To be sure, the selection of cases still raises some questions. France, Germany and the UK are the ‘usual suspects’ when discussing Western Europe, and in this book medium-sized Czechoslovakia has no Western equivalent like Belgium or Denmark. There is also the more fundamental problem that, while the other four have long national histories, both Poland and Czechoslovakia were essentially newly created countries in 1918, even if Poland had a history of national independence before it was partitioned in 1795 and ceased to exist as such for well over a century. Czechoslovakia was carved from the dismembered Austrian-Hungarian Empire after World War One. However, shifting (and therefore disputed) borders were such a constant feature of Central Europe during the century covered by this book – and remain so today – that it is easy to justify the inclusion of these two countries in the sample. Ironically, perhaps, parts of pre-war Poland and Czechoslovakia have been incorporated in Ukraine in 1945.[1]

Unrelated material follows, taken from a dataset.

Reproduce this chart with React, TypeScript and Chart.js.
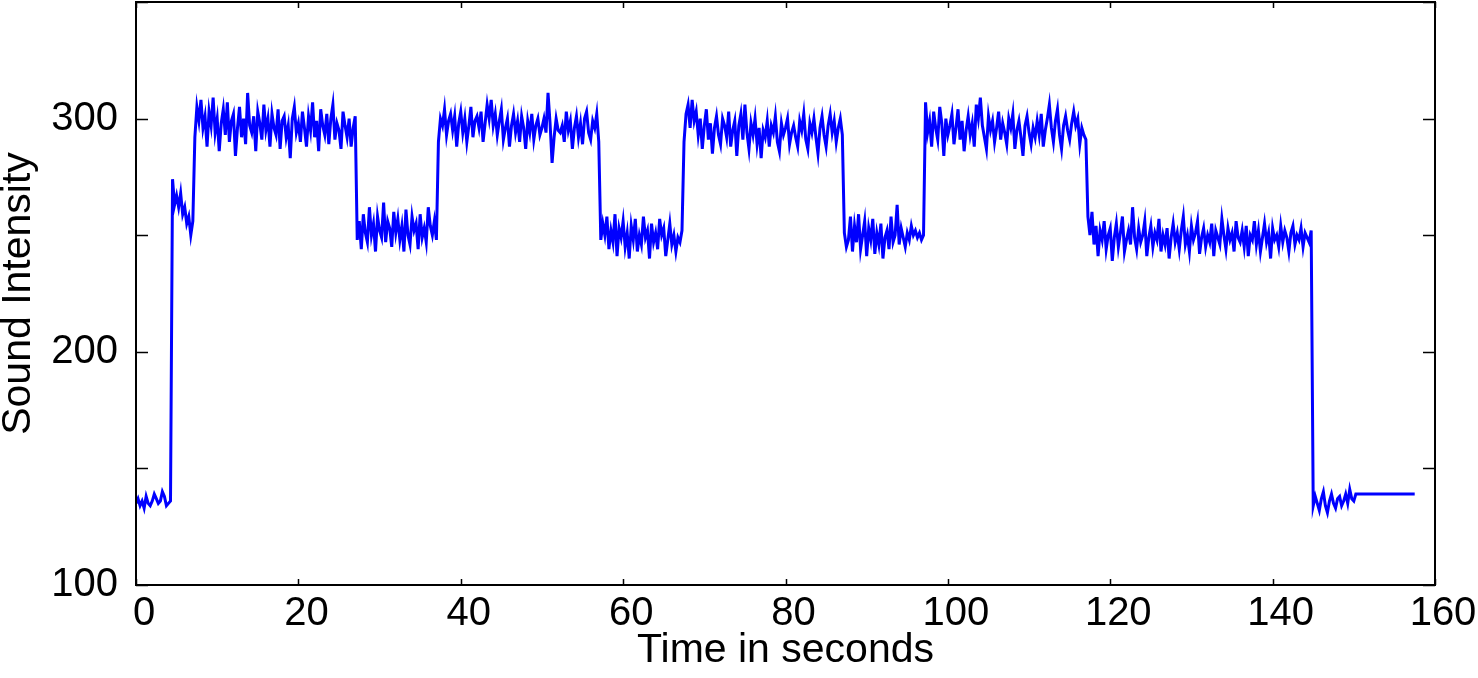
import React, { useEffect, useRef } from "react";
import { Chart, registerables } from "chart.js";

Chart.register(...registerables);

// Sampling interval of the recorded signal (seconds)
const DT = 0.25;

// Sound intensity samples, segment by segment (each sample DT apart, starting at t = 0)
const quietStart = [135, 137, 134, 136, 133, 138, 135, 134, 136, 139, 137, 135, 136, 140, 138, 134, 135, 136];
const riseStep = [274, 263, 267, 262, 268, 259, 262, 255, 258, 250, 256];
const high1 = [
  292, 305, 299, 308, 296, 301, 288, 303, 297, 309, 294, 300, 286, 298, 304, 293, 307, 290, 299, 302,
  284, 296, 305, 292, 300, 289, 311, 297, 294, 301, 286, 303, 298, 291, 306, 295, 300, 288, 302, 296,
  293, 304, 287, 299, 301, 292, 297, 283, 300, 305, 294, 298, 290, 303, 296, 288, 301, 295, 307, 292,
  299, 286, 304, 297, 293, 302, 289, 300, 306, 291, 298, 295, 287, 303, 297, 292, 300, 288, 296, 301,
];
const low1 = [
  248, 256, 244, 259, 251, 247, 262, 250, 255, 243, 258, 252, 249, 264, 247, 256, 253, 245, 260, 251,
  257, 248, 254, 243, 261, 250, 246, 258, 252, 255, 244, 259, 249, 253, 247, 262, 254, 250, 256, 248,
];
const high2 = [
  290, 300, 297, 304, 293, 299, 302, 295, 301, 288, 298, 303, 294, 300, 290, 297, 305, 292, 299, 301,
  296, 303, 290, 298, 306, 300, 308, 297, 302, 293, 299, 304, 291, 296, 300, 288, 297, 302, 294, 299,
  290, 301, 296, 287, 299, 294, 302, 291, 297, 300, 293, 296, 300, 294, 311, 298, 281, 292, 300, 295,
  294, 297, 290, 303, 295, 299, 287, 296, 301, 292, 298, 289, 300, 303, 294, 291, 299, 296, 302, 290,
];
const low2 = [
  248, 255, 250, 258, 244, 252, 247, 259, 241, 253, 249, 256, 245, 251, 240, 254, 248, 257, 243, 250,
  246, 258, 249, 252, 240, 255, 247, 251, 244, 257, 250, 253, 241, 248, 255, 246, 250, 243, 249, 247, 252,
];
const high3 = [
  290, 302, 306, 296, 308, 299, 303, 293, 300, 287, 297, 304, 291, 298, 285, 296, 301, 293, 289, 300,
  297, 292, 303, 288, 295, 299, 284, 297, 302, 291, 306, 294, 287, 298, 293, 300, 289, 296, 283, 295,
  292, 299, 288, 297, 294, 301, 290, 286, 298, 293, 296, 300, 289, 294, 297, 292, 288, 299, 295, 302,
  291, 287, 298, 294, 300, 292, 285, 296, 301, 293, 288, 297, 302, 294, 299, 290, 296, 300, 293,
];
const low3 = [
  251, 245, 248, 258, 243, 254, 247, 259, 244, 250, 256, 241, 253, 248, 257, 242, 251, 246, 255, 240,
  249, 252, 244, 258, 247, 250, 263, 246, 253, 249, 245, 251, 248, 254, 250, 252, 249, 251, 248, 250,
];
const high4 = [
  307, 294, 299, 288, 303, 296, 291, 305, 298, 284, 300, 293, 297, 302, 289, 296, 304, 291, 299, 286,
  295, 301, 293, 298, 288, 306, 300, 309, 297, 292, 287, 301, 295, 299, 290, 296, 303, 291, 298, 294,
  289, 300, 296, 302, 287, 295, 299, 292, 284, 297, 301, 294, 289, 296, 292, 299, 293, 302, 288, 295,
  300, 306, 296, 290, 299, 304, 293, 287, 297, 301, 295, 291, 298, 303, 297, 300, 289, 296, 293, 291,
];
const low4 = [
  258, 250, 260, 246, 254, 241, 252, 248, 256, 244, 250, 253, 239, 249, 255, 245, 251, 258, 243, 248,
  252, 246, 262, 249, 244, 253, 247, 250, 256, 241, 249, 254, 245, 251, 248, 257, 243, 250, 246, 253,
  240, 249, 255, 247, 251, 244, 252, 258, 246, 250, 243, 254, 248, 251, 256, 242, 249, 253, 245, 250,
  247, 255, 241, 252, 249, 246, 257, 250, 244, 253, 248, 251, 243, 256, 249, 247, 252, 245, 254, 241,
  250, 248, 256, 246, 252, 243, 249, 255, 247, 251, 240, 253, 248, 250, 245, 254, 247, 252, 249, 243,
  251, 254, 246, 250, 248, 253, 245, 251, 249, 247, 252,
];
const quietEnd = [134, 138, 135, 132, 137, 140, 134, 131, 136, 139, 135, 133, 137, 138, 134, 136, 139, 135, 141, 137, 136, 139];

// Constant hold after recording stops
const tailTimes = [150.5, 157.5];
const tailValues = [139, 139];

// Axis ticks
const xTicks = [0, 20, 40, 60, 80, 100, 120, 140, 160];
const yTicks = [100, 150, 200, 250, 300, 350];
const yLabelled = [100, 200, 300];

const intensity = [
  ...quietStart, ...riseStep, ...high1, ...low1, ...high2, ...low2,
  ...high3, ...low3, ...high4, ...low4, ...quietEnd,
];

const FONT = "'Liberation Sans', Arial, Helvetica, sans-serif";

const boxAndTicks = {
  id: "boxAndTicks",
  afterDatasetsDraw(chart: any) {
    const { ctx, chartArea, scales } = chart;
    const { left, right, top, bottom } = chartArea;
    ctx.save();
    ctx.strokeStyle = "#000";
    ctx.lineWidth = 1.5;
    ctx.beginPath();
    for (const v of yTicks) {
      const y = Math.round(scales.y.getPixelForValue(v)) + 0.5;
      ctx.moveTo(left, y);
      ctx.lineTo(left + 12, y);
      ctx.moveTo(right, y);
      ctx.lineTo(right - 12, y);
    }
    for (const v of xTicks) {
      const x = Math.round(scales.x.getPixelForValue(v)) + 0.5;
      ctx.moveTo(x, bottom);
      ctx.lineTo(x, bottom - 6);
      ctx.moveTo(x, top);
      ctx.lineTo(x, top + 6);
    }
    ctx.stroke();
    ctx.lineWidth = 2;
    ctx.strokeRect(left, top, right - left, bottom - top);
    ctx.restore();
  },
};

export default function App() {
  const ref = useRef<HTMLCanvasElement | null>(null);

  useEffect(() => {
    document.body.style.margin = "0";
    const canvas = ref.current;
    if (!canvas) return;
    const points = intensity.map((v, i) => ({ x: i * DT, y: v }));
    tailTimes.forEach((t, i) => points.push({ x: t, y: tailValues[i] }));

    const chart = new Chart(canvas, {
      type: "line",
      data: {
        datasets: [
          {
            data: points,
            borderColor: "#0000ff",
            borderWidth: 3,
            pointRadius: 0,
            tension: 0,
            fill: false,
          },
        ],
      },
      options: {
        animation: false,
        responsive: false,
        maintainAspectRatio: false,
        layout: { padding: { top: 2, right: 43, left: 0, bottom: 0 } },
        plugins: { legend: { display: false }, tooltip: { enabled: false } },
        scales: {
          x: {
            type: "linear",
            min: 0,
            max: 160,
            afterFit: (s: any) => {
              s.height = 93;
              s.paddingLeft = 0;
              s.paddingRight = 0;
            },
            afterBuildTicks: (s: any) => {
              s.ticks = xTicks.map((v) => ({ value: v }));
            },
            grid: { display: false, drawTicks: false },
            border: { display: false },
            ticks: {
              color: "#000",
              padding: 5,
              labelOffset: 8,
              maxRotation: 0,
              font: { family: FONT, size: 40 },
              callback: (v: any) => String(v),
            },
            title: {
              display: true,
              text: "Time in seconds",
              color: "#000",
              font: { family: FONT, size: 41, lineHeight: 1 },
              padding: { top: 0, bottom: 6.5 },
            },
          },
          y: {
            type: "linear",
            min: 100,
            max: 350,
            afterFit: (s: any) => {
              s.width = 136;
              s.paddingTop = 0;
              s.paddingBottom = 0;
            },
            afterBuildTicks: (s: any) => {
              s.ticks = yTicks.map((v) => ({ value: v }));
            },
            grid: { display: false, drawTicks: false },
            border: { display: false },
            ticks: {
              color: "#000",
              padding: 18,
              font: { family: FONT, size: 40 },
              callback: (v: any) => (yLabelled.includes(Number(v)) ? String(v) : ""),
            },
            title: {
              display: true,
              text: "Sound Intensity",
              color: "#000",
              font: { family: FONT, size: 41, lineHeight: 1 },
              padding: { top: -1.5, bottom: 0 },
            },
          },
        },
      },
      plugins: [boxAndTicks],
    });
    return () => chart.destroy();
  }, []);

  return (
    <div style={{ width: 1478, height: 678 }}>
      <canvas ref={ref} width={1478} height={678} style={{ display: "block" }} />
    </div>
  );
}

The primary sources for this book are constitutional texts and sets of citizenship laws from the six sample countries. This makes Gosewinkel’s book a work of legal history. That chimes with the author’s training in Law and History. It is, at the same time, a slightly old-fashioned way of addressing the topic. Citizenship studies has tried to emancipate itself from its legal origins by concentrating much more on citizenship practices and identities.[2] It nonetheless gives Gosewinkel plenty of material to work with and there is no denying that these formal frameworks help shape what we might call the ‘citizenship experience’. Because this is what Gosewinkel is really interested in: not the legal technicalities as such, but how these affected real people. As a result, the practical applications of these rules and regulations are discussed in a great many places in the book, albeit often to show that practices diverged from rules. The primary sources are guiding the story, without overwhelming it. In fact, looking at the book’s substantial footnotes, the reader is pointed to an impressive secondary literature. Here, the language has had a bigger impact than in the composition of the sample, as most of it is in German and English.

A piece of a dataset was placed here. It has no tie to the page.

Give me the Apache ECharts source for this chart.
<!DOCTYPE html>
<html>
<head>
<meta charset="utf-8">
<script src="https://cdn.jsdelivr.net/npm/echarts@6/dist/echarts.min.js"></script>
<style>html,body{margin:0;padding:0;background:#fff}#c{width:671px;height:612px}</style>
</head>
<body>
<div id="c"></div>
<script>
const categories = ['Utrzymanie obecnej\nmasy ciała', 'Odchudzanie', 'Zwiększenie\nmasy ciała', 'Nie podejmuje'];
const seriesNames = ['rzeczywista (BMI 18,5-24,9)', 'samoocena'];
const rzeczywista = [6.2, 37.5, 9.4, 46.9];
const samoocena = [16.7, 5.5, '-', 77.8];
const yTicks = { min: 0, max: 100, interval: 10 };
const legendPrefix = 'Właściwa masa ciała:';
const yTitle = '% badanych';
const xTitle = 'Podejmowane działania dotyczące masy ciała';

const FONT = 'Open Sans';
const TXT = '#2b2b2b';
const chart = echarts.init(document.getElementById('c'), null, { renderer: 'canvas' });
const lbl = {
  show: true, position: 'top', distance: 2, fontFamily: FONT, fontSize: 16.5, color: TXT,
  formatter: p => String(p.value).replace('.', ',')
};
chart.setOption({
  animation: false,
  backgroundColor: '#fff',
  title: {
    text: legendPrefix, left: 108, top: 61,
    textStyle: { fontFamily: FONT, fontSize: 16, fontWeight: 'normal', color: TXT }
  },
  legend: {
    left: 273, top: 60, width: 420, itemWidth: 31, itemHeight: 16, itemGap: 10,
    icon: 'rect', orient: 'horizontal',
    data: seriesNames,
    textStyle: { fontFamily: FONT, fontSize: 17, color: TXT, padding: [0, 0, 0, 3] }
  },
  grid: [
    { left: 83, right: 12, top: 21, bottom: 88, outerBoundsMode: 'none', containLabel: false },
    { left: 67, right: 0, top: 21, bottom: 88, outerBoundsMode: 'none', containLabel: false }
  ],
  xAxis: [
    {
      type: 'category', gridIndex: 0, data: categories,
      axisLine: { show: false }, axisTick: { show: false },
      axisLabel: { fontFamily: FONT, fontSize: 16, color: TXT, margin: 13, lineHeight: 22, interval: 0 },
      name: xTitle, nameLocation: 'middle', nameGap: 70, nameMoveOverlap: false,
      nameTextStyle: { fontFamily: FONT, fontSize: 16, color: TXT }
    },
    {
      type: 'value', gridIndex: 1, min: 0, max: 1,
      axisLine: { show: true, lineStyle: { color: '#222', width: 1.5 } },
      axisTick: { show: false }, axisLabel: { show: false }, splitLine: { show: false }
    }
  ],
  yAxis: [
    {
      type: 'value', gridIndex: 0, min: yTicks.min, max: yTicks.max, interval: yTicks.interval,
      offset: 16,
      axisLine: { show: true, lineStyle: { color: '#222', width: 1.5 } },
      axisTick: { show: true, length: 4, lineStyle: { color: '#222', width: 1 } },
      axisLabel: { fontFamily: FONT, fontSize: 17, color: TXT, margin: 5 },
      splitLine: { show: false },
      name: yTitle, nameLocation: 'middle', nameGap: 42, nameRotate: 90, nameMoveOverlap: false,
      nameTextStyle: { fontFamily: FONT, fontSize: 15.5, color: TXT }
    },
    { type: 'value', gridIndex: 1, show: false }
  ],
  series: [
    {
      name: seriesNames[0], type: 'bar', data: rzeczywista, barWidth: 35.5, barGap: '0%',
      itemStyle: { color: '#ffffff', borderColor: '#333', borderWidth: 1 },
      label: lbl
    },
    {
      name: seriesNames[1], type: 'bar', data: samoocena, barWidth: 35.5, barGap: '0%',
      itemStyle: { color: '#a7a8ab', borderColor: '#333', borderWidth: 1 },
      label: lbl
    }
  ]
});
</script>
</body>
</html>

Still, the real asset of the book is its comparative perspective. It allows Gosewinkel to point up all kinds of national peculiarities, but at the same time interesting parallels. In 1918, for example, the revolutionary Russian state gave citizenship rights to foreign workers in Russia. In the 1920s, such rights were gradually restricted to ethnic Russians with legislation that mirrored what was happening in such ‘bourgeois’ states as France and Britain. Less surprisingly, the Nazi and Soviet dictatorships politicised citizenship in very similar ways.

Such observations are useful, but more could be done with them, I want to suggest. Comparisons can be set up in a variety of ways. True to his disciplinary profile as a historian (and perhaps also as a legal scholar), Gosewinkel has opted for a flexible approach that essentially identifies similarities and differences across the six cases. Given the material he works with, this may seem like a logical choice, but it still made me wonder what might have happened if he had chosen a more rigorous, analytical version of comparison (Tilly 1984; Ragin 1987). That would have forced him to look more systematically for the answer to the question guiding the book’s content, a question that is raised on the book’s second page, where it reads: “What are the historical conditions for the possibility – and thus the limitations – of an ideal of progressive equality, participation and integration, which since the Enlightenment had been immanent in the concept of citizenship and often invoked in its practical implementation?”

The rigorous comparison would have required the author to identify beforehand a set of explanatory factors (independent variables) that might have summed up those conditions, and then apply those to his six case studies in a string of historical periods. Instead, he has chosen to present his materials in a narrative form whose dynamic stems from the chronological subdivisions of his text. These subdivisions are, in turn, determined by the well-known historical turning-points of Europe’s twentieth-century history: World War One (1914-1918), the end of World War Two (1945), and the end of Communism in Eastern Europe (1989). This implies a strong emphasis on the role of international and domestic politics in the narrative.

One of the elements that stands out for me from Gosewinkel’s story, however, is the strength of the idea of citizenship. In other words, the cultural dimension of citizenship. And this all the more so, because the other element shaping a lot of the dynamic is nationalism, and the way nationalism and citizenship have interacted. I was therefore a little surprised to read in the conclusions that “[c]hanges in political and social constellations and interests explain citizenship policy in nation-states – and also beyond territorial-imperial dimensions – with greater accuracy than the cultural idioms of the nation” (p. 424). Perhaps this sentence applies to the variations in citizenship regimes, instead of to the general trend?

One area where the strong role of cultural factors stands out, is in the blending of citizenship with ethnicity and outright racism. The book has an informative chapter on the consequences of European imperialism for conceptions of citizenship and their application. Legally, the inhabitants of the colonies were often promised rights equal to those of the metropolis, but in practice they found it very difficult to enforce their equal status, as the so-called Windrush generation (the ship after which they were called graces the cover of the book) is discovering to this day in the UK. However, the same mechanisms were also operating within Europe itself, where especially those with fragile nationhood, i.e. Poles and Jews, were systematically discriminated by other countries. It is one of the many ironies of this history, albeit a very sad one, that after World War Two the Polish state persecuted and drove out most of the remaining Jews in that country, and that the state of Israel has systematically infringed the rights of its Muslim inhabitants.

Whereas culture could be a wrecker of citizenship rights, it could also support their expansion. Female activists took the idea of equality between citizens, as enshrined in the nineteenth- and twentieth-century constitutions, seriously and demanded that women would be treated accordingly. Even if gender equality still has to be achieved, massive steps forward have been made. Likewise, social activists have used these arguments to promote the welfare state that, again, is in no way perfect, but a massive improvement over the situation in, say, 1900. It also shows that citizens have had agency to improve their situation vis-à-vis the state. Having said that, it still looks as if most of the improvements in citizenship rights have been the result of more or less autonomous state actions. This applies especially in the post-war period when politicians globally and in Europe took decisive actions to improve civic rights. The emergence and expansion of the European Union is the most obvious element in this process. The EU was not established in response to civic demands, but as project of politicians determined to constrain themselves, but also inspired by ideas about a better future. And with ups and downs, and indeed persistent regional variations, they have nonetheless managed to achieve that. It is an accomplishment that is celebrated very tongue-in-cheek by the author of this impressive book.